What to do
Seek out every line containing the word "this", and copy each.

Data supplied

"""

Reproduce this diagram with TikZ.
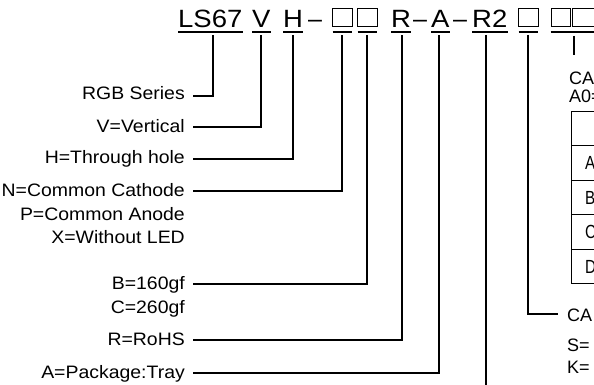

"""
"""

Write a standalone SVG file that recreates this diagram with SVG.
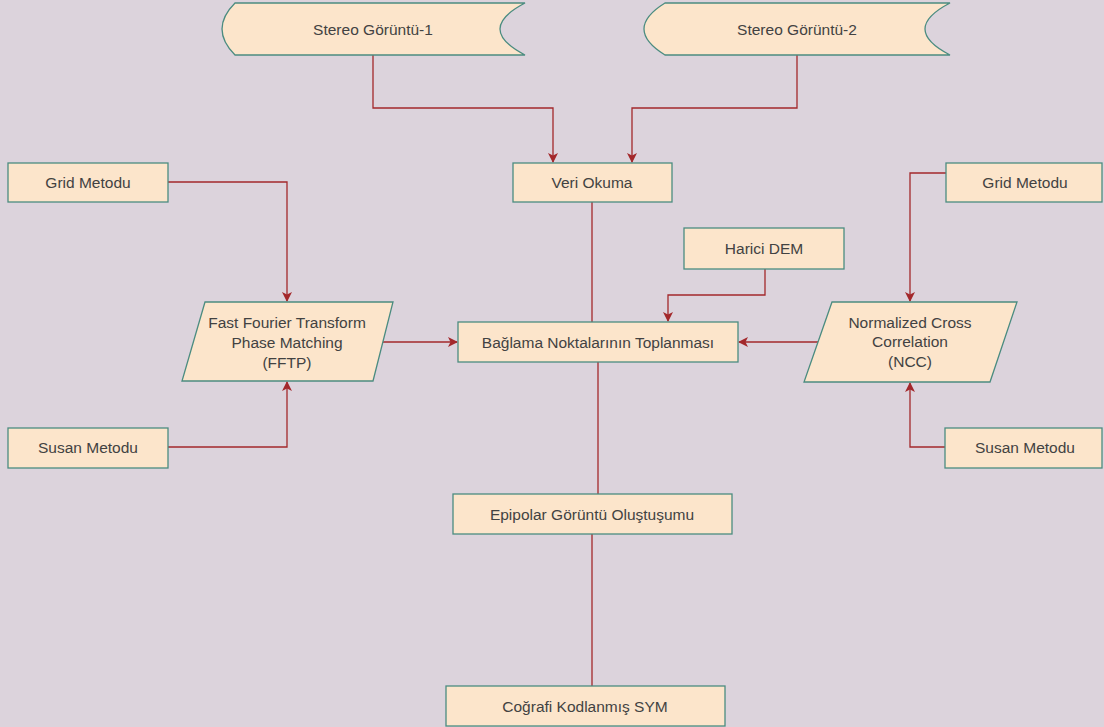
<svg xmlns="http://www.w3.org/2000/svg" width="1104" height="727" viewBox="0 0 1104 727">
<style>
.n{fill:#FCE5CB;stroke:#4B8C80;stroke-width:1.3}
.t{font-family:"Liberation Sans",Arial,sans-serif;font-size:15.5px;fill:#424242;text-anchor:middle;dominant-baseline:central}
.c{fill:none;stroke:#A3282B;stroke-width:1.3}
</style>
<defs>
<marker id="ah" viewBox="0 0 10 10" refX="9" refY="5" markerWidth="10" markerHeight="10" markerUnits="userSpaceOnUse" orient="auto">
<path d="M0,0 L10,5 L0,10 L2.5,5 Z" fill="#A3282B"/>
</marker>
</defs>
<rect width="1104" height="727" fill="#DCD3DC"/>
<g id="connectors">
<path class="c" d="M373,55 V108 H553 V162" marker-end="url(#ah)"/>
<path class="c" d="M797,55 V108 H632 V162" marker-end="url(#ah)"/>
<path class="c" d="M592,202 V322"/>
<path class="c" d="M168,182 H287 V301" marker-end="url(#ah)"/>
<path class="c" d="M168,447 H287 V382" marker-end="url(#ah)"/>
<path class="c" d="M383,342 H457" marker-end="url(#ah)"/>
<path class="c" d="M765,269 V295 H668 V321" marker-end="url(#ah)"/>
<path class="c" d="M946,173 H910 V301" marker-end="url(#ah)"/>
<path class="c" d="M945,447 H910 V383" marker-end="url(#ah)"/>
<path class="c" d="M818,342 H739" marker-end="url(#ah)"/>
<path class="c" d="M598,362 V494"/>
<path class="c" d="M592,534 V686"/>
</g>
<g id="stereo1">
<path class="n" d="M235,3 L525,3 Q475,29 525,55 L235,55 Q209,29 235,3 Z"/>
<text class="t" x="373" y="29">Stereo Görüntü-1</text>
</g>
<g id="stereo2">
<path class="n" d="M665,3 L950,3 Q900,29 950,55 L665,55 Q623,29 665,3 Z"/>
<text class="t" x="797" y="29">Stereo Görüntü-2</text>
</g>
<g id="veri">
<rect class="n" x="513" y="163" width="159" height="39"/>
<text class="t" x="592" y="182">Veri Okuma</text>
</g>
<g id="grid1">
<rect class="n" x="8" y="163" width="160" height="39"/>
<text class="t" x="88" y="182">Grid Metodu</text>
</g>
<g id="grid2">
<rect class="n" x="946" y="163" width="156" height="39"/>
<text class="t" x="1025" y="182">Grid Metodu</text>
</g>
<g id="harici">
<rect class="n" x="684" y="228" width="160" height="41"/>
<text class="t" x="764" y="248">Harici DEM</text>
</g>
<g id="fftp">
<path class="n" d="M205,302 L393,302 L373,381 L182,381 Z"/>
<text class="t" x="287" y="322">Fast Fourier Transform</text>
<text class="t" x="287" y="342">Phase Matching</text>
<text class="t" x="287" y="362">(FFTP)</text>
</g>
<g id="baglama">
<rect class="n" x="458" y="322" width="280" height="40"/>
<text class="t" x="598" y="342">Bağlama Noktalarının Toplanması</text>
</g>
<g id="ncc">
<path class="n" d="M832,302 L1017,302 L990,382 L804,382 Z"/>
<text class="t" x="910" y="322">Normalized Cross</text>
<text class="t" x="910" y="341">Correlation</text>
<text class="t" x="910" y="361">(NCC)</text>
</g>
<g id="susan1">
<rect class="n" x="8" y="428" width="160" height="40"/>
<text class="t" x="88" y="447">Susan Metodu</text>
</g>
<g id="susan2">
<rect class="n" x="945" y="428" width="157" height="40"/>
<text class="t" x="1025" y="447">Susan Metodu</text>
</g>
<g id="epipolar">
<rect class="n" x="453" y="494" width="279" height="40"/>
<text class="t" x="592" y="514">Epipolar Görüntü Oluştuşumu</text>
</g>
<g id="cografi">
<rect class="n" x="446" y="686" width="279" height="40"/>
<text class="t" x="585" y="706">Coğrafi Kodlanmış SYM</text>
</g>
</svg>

"""

Full answer
Reproduce this diagram with TikZ.
Write a standalone SVG file that recreates this diagram with SVG.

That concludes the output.